Challenge: For every line in the data below that contains "script", copy the line.

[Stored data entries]
----
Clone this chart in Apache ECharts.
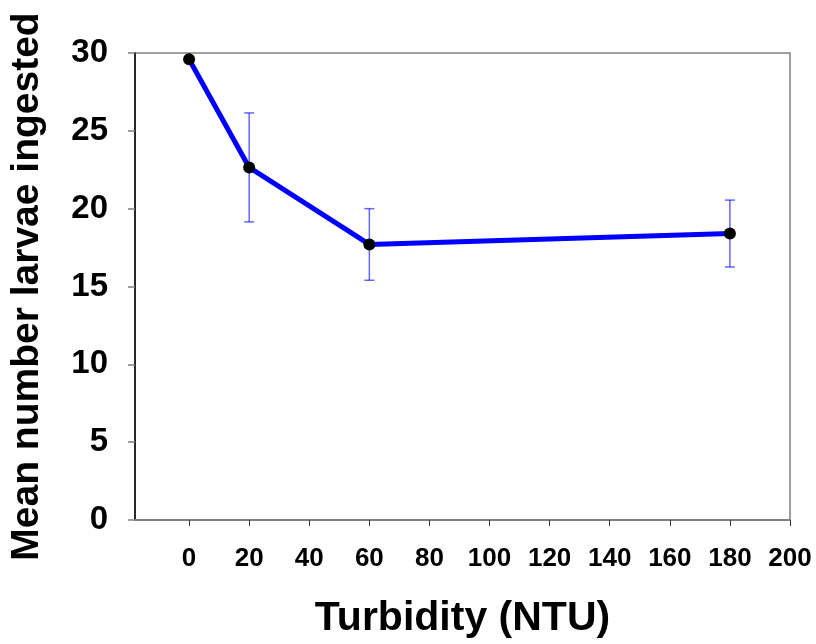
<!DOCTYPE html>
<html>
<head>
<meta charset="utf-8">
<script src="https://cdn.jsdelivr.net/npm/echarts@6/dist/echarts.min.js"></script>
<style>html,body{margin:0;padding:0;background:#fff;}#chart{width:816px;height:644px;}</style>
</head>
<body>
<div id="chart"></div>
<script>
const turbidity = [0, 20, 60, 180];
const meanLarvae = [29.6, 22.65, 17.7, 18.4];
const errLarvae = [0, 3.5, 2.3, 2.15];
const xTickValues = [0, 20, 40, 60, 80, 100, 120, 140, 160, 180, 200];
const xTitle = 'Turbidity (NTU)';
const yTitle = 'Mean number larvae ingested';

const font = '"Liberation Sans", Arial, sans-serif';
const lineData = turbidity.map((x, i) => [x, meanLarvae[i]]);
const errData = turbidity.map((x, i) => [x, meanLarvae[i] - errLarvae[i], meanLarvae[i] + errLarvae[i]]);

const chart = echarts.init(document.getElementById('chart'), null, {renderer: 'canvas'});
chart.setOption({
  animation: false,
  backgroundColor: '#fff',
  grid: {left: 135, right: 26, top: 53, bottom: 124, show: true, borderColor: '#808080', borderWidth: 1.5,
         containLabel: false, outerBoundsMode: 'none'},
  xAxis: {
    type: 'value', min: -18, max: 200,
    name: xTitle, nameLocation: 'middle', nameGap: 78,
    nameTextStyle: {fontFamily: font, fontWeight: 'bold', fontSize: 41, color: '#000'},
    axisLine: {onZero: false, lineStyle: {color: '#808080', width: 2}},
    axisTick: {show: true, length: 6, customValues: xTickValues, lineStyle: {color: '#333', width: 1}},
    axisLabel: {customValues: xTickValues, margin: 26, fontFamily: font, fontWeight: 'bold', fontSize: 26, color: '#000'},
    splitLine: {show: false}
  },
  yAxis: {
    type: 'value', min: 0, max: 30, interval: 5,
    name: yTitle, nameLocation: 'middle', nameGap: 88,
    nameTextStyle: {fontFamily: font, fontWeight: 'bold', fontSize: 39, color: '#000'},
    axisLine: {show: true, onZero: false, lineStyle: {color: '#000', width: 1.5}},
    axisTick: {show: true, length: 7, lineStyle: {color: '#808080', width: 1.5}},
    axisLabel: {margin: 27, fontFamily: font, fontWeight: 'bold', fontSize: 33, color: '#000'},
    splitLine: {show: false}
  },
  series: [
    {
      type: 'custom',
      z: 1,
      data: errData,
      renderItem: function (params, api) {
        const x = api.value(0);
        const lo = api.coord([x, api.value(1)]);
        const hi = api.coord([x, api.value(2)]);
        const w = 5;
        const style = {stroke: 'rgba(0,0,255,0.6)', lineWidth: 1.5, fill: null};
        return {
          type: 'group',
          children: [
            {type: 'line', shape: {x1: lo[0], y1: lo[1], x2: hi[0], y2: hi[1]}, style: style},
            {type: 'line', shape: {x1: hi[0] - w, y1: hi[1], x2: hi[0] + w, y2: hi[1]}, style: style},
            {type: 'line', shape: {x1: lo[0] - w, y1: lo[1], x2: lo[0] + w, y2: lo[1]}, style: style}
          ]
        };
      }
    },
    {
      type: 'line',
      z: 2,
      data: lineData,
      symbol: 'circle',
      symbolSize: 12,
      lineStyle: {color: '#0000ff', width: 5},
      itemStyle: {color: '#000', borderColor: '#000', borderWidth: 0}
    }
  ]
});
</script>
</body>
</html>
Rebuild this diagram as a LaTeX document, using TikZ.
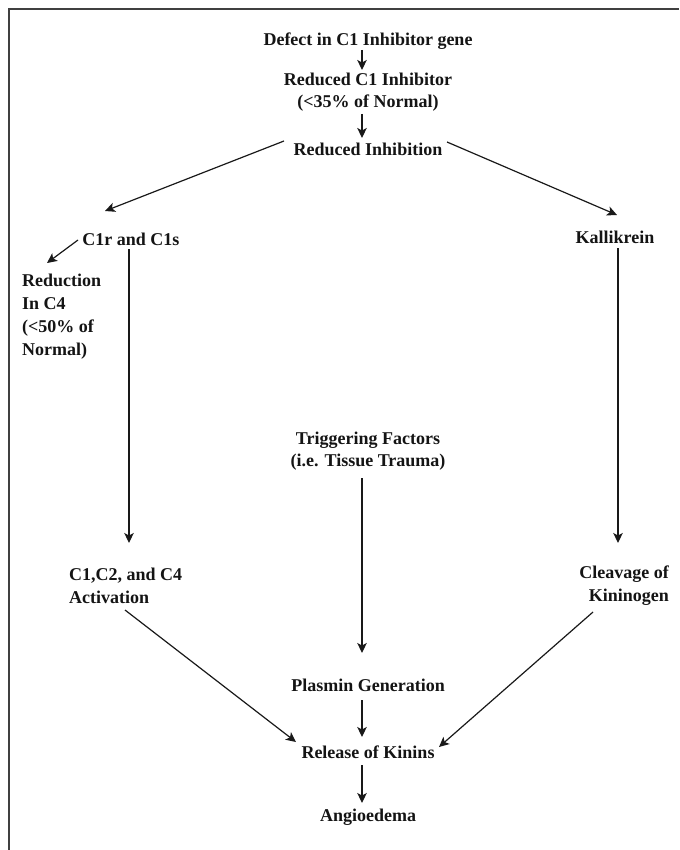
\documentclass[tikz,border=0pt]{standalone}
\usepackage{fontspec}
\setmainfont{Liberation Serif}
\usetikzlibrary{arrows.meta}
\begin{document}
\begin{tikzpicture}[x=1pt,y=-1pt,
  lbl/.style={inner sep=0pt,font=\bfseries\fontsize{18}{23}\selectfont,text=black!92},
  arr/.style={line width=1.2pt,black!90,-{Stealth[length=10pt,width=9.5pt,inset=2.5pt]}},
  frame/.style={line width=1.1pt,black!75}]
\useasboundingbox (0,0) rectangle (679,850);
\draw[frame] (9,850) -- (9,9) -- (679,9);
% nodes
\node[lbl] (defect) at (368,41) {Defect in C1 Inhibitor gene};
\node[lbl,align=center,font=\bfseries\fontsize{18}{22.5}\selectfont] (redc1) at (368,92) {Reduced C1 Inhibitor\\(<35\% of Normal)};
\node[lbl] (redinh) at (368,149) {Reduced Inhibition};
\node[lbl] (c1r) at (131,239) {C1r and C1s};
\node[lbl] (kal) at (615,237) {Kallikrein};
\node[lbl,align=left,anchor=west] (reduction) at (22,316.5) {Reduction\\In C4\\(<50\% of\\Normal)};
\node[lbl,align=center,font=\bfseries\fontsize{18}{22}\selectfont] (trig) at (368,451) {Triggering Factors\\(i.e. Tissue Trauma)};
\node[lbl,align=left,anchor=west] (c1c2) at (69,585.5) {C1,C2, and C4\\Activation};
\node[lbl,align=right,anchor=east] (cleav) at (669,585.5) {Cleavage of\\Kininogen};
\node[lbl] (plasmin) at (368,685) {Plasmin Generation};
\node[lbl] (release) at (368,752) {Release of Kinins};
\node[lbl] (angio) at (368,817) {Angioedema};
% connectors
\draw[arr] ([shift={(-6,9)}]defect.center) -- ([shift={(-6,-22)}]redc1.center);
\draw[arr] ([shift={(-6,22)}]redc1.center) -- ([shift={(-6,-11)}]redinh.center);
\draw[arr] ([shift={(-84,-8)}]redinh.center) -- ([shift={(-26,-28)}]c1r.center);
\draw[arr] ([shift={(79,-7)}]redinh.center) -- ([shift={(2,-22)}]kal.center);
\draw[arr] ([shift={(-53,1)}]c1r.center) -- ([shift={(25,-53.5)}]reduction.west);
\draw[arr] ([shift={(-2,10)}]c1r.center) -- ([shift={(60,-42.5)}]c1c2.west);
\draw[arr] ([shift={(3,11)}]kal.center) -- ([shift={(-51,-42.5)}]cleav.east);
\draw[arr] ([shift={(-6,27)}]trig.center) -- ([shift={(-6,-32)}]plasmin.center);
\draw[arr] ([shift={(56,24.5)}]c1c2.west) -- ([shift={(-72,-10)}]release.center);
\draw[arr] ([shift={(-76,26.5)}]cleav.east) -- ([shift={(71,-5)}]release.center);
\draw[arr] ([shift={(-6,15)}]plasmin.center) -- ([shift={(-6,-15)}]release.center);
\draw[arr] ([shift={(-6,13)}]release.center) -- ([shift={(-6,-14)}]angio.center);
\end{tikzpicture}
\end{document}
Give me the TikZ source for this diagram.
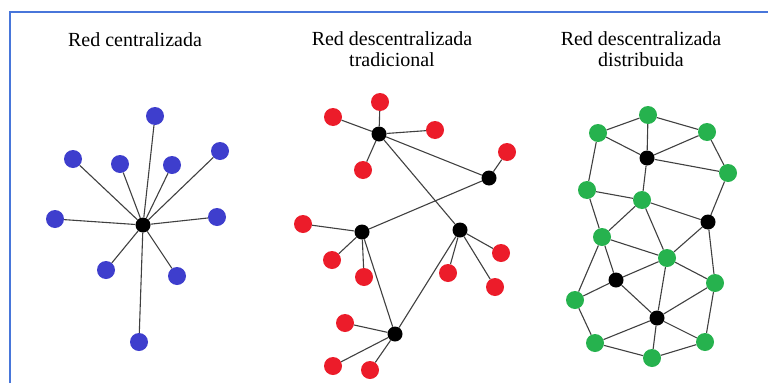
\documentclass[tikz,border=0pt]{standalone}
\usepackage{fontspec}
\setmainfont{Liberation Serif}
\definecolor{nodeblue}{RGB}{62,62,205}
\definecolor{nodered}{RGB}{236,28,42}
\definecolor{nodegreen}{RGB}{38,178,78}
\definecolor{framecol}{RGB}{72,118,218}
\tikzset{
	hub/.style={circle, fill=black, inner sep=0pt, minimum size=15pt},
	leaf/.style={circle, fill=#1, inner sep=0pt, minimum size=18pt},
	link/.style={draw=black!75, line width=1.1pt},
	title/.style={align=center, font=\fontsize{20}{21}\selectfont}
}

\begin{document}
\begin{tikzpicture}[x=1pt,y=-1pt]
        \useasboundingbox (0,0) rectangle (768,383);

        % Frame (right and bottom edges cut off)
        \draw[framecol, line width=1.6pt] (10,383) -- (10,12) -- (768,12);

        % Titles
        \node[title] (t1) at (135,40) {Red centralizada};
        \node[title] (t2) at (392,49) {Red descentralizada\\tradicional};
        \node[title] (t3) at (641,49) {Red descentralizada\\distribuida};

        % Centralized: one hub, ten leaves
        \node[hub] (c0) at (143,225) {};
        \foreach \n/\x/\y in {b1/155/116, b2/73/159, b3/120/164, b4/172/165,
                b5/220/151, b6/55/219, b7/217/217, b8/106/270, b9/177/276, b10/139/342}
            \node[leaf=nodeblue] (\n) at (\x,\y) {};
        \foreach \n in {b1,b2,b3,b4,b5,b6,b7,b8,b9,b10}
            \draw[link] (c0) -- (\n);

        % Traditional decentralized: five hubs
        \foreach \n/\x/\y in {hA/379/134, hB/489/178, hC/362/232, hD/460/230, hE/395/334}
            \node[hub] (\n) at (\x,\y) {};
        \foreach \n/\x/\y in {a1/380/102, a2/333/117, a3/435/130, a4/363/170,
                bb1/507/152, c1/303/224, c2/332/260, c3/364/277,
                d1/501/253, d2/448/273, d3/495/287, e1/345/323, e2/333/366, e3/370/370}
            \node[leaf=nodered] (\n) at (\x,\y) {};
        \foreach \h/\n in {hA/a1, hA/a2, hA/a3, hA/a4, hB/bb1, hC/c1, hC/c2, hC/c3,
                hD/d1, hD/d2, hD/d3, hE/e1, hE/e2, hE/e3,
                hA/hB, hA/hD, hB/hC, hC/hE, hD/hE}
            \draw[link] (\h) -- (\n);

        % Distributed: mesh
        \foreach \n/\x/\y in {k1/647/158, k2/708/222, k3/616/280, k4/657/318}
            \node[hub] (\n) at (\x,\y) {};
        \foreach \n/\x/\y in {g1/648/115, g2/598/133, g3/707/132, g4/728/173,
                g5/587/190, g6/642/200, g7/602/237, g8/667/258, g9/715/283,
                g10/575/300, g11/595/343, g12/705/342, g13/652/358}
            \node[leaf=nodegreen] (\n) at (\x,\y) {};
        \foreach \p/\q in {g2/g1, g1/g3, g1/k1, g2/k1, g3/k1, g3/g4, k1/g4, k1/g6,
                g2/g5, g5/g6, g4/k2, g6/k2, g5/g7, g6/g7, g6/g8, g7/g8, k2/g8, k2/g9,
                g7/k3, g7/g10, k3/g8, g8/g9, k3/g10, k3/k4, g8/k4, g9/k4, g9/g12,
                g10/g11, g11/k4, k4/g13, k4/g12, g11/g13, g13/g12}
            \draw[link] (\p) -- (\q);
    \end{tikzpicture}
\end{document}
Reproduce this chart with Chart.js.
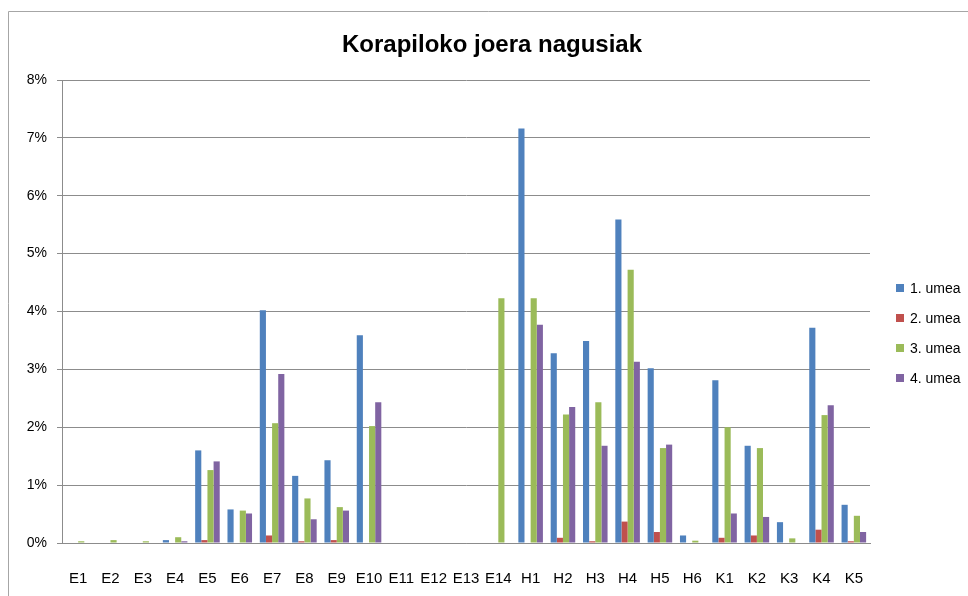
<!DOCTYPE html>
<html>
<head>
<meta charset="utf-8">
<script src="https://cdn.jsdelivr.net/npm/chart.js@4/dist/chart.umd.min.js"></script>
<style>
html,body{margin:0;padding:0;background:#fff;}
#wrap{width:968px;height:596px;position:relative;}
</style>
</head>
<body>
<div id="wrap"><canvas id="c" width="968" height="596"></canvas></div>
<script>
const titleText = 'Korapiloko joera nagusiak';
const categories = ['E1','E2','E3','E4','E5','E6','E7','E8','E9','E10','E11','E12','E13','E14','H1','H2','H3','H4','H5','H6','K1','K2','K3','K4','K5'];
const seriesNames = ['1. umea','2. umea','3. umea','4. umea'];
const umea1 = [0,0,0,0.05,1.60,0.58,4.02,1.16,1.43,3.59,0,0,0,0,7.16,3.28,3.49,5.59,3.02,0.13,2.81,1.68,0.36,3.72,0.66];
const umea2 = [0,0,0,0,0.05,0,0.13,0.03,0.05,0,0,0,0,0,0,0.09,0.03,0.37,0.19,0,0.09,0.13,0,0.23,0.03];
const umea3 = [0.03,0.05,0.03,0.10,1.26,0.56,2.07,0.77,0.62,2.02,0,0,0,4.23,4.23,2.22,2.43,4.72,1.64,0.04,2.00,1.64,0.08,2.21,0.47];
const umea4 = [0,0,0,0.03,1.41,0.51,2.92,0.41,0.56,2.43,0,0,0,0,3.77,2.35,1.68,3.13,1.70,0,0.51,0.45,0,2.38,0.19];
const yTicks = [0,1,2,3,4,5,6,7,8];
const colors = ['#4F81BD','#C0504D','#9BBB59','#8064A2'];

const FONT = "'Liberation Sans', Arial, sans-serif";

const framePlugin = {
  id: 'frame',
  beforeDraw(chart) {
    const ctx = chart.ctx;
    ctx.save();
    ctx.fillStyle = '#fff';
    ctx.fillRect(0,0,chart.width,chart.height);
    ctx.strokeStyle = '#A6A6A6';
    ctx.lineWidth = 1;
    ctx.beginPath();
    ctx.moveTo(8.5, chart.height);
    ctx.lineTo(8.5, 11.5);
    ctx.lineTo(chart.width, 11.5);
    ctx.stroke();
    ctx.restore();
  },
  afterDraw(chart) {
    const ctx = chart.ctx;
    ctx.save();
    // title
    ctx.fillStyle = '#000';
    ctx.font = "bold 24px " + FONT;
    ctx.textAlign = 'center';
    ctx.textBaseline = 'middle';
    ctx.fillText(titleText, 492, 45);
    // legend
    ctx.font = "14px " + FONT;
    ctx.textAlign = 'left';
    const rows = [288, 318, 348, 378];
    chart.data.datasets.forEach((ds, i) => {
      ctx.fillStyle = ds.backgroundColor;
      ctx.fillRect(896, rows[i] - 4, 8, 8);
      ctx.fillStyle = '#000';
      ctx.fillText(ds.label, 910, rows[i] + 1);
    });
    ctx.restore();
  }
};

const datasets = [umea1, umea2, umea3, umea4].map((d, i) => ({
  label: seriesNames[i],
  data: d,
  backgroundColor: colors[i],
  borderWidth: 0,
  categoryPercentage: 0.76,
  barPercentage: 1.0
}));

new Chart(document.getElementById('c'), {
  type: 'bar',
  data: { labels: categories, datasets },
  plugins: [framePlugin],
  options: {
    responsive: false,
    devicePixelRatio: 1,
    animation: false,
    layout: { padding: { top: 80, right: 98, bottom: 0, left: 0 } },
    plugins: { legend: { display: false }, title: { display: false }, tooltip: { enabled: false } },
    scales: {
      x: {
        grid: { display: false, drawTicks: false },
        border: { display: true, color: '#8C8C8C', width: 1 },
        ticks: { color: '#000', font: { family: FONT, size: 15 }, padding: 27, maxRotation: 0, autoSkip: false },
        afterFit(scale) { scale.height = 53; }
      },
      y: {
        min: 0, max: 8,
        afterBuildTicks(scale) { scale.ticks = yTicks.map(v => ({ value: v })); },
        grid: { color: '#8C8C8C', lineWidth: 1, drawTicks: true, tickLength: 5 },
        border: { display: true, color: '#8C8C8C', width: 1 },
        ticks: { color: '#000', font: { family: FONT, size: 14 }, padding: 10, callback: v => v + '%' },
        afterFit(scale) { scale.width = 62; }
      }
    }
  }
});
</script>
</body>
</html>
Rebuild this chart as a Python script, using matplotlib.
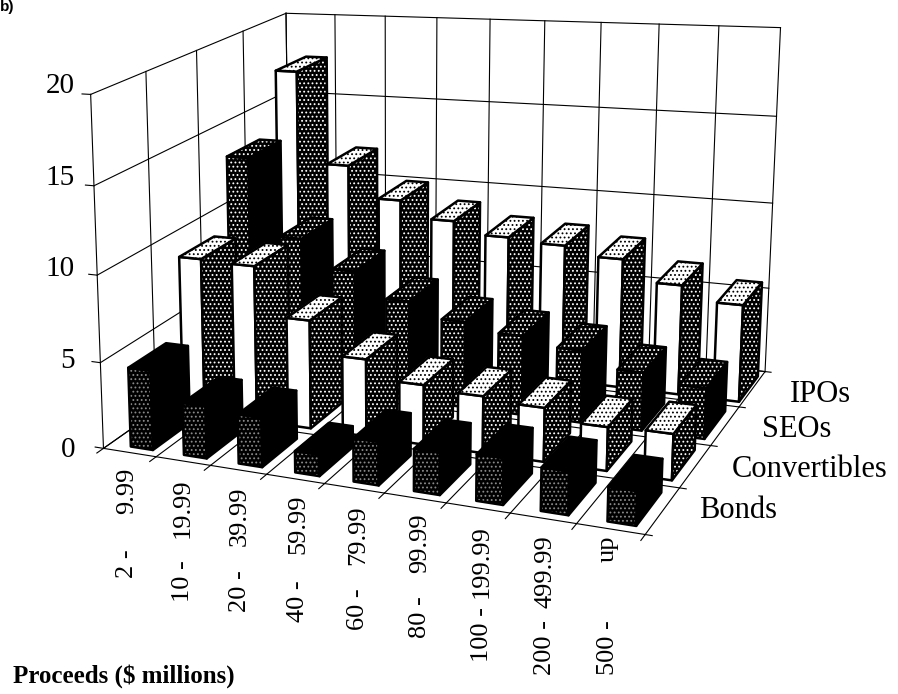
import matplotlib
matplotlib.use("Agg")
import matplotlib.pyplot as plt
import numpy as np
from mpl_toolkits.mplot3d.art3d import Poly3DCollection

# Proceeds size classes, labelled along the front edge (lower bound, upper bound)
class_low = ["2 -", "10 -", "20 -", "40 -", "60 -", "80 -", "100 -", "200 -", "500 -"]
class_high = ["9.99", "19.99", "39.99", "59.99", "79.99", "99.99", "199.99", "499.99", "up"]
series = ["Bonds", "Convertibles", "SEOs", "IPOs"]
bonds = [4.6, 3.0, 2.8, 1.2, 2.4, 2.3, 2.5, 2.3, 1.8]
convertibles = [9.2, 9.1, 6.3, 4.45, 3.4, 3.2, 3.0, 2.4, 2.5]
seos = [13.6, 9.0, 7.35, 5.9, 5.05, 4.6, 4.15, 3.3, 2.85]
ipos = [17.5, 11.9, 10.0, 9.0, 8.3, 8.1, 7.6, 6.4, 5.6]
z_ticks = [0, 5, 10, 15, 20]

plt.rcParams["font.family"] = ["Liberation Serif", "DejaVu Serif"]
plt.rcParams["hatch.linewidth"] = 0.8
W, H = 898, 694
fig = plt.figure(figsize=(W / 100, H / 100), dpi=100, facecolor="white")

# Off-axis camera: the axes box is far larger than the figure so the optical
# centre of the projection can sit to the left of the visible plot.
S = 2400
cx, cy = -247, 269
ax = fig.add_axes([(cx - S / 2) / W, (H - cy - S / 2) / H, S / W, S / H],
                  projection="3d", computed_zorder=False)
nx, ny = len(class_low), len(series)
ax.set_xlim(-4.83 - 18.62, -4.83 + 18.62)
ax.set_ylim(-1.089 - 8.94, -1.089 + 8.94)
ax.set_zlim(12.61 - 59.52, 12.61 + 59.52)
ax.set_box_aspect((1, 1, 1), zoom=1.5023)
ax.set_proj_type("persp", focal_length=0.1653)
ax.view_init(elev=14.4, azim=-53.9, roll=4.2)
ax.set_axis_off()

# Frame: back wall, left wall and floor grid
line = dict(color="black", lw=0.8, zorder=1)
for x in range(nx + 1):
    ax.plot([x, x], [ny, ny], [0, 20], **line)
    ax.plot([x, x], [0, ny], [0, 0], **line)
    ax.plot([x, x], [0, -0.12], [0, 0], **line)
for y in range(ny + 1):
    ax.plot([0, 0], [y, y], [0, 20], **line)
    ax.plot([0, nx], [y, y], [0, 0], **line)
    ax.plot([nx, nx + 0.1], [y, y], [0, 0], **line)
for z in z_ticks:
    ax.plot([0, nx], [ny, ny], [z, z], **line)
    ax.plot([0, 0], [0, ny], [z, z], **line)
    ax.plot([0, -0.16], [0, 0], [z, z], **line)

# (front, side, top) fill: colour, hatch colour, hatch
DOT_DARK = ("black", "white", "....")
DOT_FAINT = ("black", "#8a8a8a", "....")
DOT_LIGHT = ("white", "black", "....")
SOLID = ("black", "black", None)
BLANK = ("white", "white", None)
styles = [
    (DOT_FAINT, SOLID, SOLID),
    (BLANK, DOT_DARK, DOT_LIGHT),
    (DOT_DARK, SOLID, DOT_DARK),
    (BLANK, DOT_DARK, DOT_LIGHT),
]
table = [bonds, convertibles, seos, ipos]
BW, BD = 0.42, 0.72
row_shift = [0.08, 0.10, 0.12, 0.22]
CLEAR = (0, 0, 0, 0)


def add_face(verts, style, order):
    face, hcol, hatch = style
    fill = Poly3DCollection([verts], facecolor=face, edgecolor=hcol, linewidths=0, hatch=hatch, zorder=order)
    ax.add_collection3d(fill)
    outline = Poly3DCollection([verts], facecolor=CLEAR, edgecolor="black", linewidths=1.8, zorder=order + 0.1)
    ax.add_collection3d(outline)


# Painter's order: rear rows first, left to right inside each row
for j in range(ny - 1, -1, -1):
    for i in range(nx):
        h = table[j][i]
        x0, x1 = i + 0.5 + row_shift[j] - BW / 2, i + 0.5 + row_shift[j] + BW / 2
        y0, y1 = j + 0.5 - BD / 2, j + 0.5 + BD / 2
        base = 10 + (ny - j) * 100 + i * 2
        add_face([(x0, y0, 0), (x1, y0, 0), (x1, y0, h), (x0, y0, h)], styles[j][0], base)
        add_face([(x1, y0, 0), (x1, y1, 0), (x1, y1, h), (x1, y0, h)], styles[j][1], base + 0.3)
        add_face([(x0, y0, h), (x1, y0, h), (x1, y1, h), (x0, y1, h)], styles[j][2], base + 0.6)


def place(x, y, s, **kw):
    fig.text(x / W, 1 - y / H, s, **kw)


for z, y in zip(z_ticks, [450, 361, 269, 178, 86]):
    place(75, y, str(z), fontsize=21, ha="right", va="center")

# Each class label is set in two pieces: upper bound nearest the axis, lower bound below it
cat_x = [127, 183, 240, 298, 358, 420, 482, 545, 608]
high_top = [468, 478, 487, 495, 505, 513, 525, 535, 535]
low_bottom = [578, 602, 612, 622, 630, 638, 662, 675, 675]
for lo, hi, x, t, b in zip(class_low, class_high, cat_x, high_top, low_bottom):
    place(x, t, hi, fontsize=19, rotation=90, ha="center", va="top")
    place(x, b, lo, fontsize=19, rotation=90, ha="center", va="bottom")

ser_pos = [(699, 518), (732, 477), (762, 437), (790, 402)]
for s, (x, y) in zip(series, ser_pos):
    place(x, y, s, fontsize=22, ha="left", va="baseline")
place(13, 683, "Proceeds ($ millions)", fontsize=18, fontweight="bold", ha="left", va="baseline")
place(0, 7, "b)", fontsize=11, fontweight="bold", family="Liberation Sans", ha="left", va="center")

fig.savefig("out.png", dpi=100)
----
Exercise answer:
<script src="https://cdn.jsdelivr.net/npm/echarts@6/dist/echarts.min.js"></script>
<script>
</script>
<script src="https://cdn.jsdelivr.net/npm/chart.js@4/dist/chart.umd.min.js"></script>
<script>
</script>
Rebuild this chart as a Python script, using matplotlib.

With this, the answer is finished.